_Supplied data_
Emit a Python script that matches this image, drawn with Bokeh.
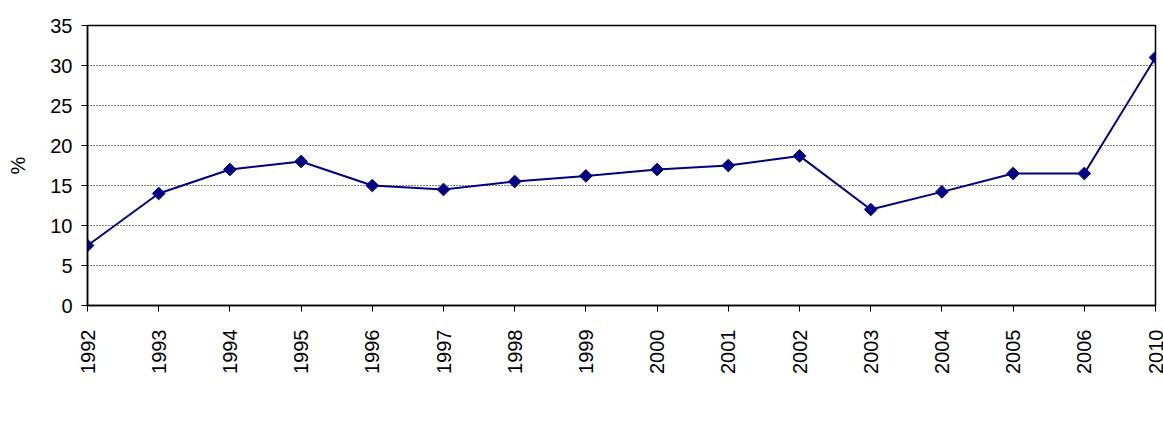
import math
from bokeh.plotting import figure
from bokeh.models import Range1d, FixedTicker, Legend, LegendItem
from bokeh.embed import file_html
from bokeh.resources import INLINE

years = ["1992", "1993", "1994", "1995", "1996", "1997", "1998", "1999",
         "2000", "2001", "2002", "2003", "2004", "2005", "2006", "2010"]
values = [7.5, 14.0, 17.0, 18.0, 15.0, 14.5, 15.5, 16.2, 17.0, 17.5, 18.7,
          12.0, 14.2, 16.5, 16.5, 31.0]
series_label = "% príspevok elektriny vyrobenej z obnoviteľných zdrojov energie k celkovej spotrebe elektrickej energie"
y_ticks = [0, 5, 10, 15, 20, 25, 30, 35]

xs = list(range(len(years)))
FONT = "Liberation Sans"
NAVY = "#000080"

p = figure(width=1163, height=423, frame_width=1068, frame_height=280,
           output_backend="svg", toolbar_location=None,
           x_range=Range1d(0, len(years) - 1), y_range=Range1d(0, 35),
           min_border_left=87, min_border_top=25, min_border_right=8,
           min_border_bottom=0)

line = p.line(xs, values, line_color=NAVY, line_width=2)
pts = p.scatter(xs, values, marker="square", angle=math.pi / 4, size=9,
                fill_color=NAVY, line_color=NAVY)
# legend key marker (the legend always draws markers unrotated)
key = p.scatter([], [], marker="diamond", fill_color=NAVY, line_color=NAVY)

p.outline_line_color = "black"
p.outline_line_width = 1.5

# x axis
p.xaxis.ticker = FixedTicker(ticks=xs)
p.xaxis.major_label_overrides = {i: y for i, y in enumerate(years)}
p.xaxis.major_label_orientation = math.pi / 2
p.xaxis.major_label_text_font = FONT
p.xaxis.major_label_text_font_size = "20px"
p.xaxis.major_label_text_color = "black"
p.xaxis.major_label_standoff = 18
p.xaxis.major_tick_out = 6
p.xaxis.major_tick_in = 0
p.xaxis.minor_tick_line_color = None
p.xaxis.axis_line_color = "black"
p.xaxis.axis_line_width = 1.5
p.xaxis.major_tick_line_color = "black"
p.xaxis.axis_label = " "
p.xaxis.axis_label_text_font_size = "10px"
p.xaxis.axis_label_standoff = 0

# y axis
p.yaxis.ticker = FixedTicker(ticks=y_ticks)
p.yaxis.major_label_text_font = FONT
p.yaxis.major_label_text_font_size = "20px"
p.yaxis.major_label_text_color = "black"
p.yaxis.major_label_standoff = 9
p.yaxis.major_tick_out = 6
p.yaxis.major_tick_in = 0
p.yaxis.minor_tick_line_color = None
p.yaxis.axis_line_color = "black"
p.yaxis.axis_line_width = 1.5
p.yaxis.axis_label = "%"
p.yaxis.axis_label_text_font = FONT
p.yaxis.axis_label_text_font_size = "20px"
p.yaxis.axis_label_text_font_style = "normal"
p.yaxis.axis_label_text_color = "black"
p.yaxis.axis_label_standoff = 18

p.xgrid.grid_line_color = None
p.ygrid.grid_line_color = "black"
p.ygrid.grid_line_dash = "1 2"
p.ygrid.grid_line_width = 1

legend = Legend(items=[LegendItem(label=series_label, renderers=[line, key])],
                location="top_left", padding=0, margin=0, spacing=0,
                glyph_width=47, glyph_height=30, label_standoff=6,
                label_text_font=FONT, label_text_font_size="20px",
                label_text_color="black",
                border_line_color=None, background_fill_alpha=0)
p.add_layout(legend, "below")

open("out.html", "w").write(file_html(p, INLINE))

_The task_
Write out again exactly the lines from the start of the data above through the line containing "from bokeh.resources import INLINE", inclusive, excluding any pictures.

_Task response_
Emit a Python script that matches this image, drawn with Bokeh.
import math
from bokeh.plotting import figure
from bokeh.models import Range1d, FixedTicker, Legend, LegendItem
from bokeh.embed import file_html
from bokeh.resources import INLINE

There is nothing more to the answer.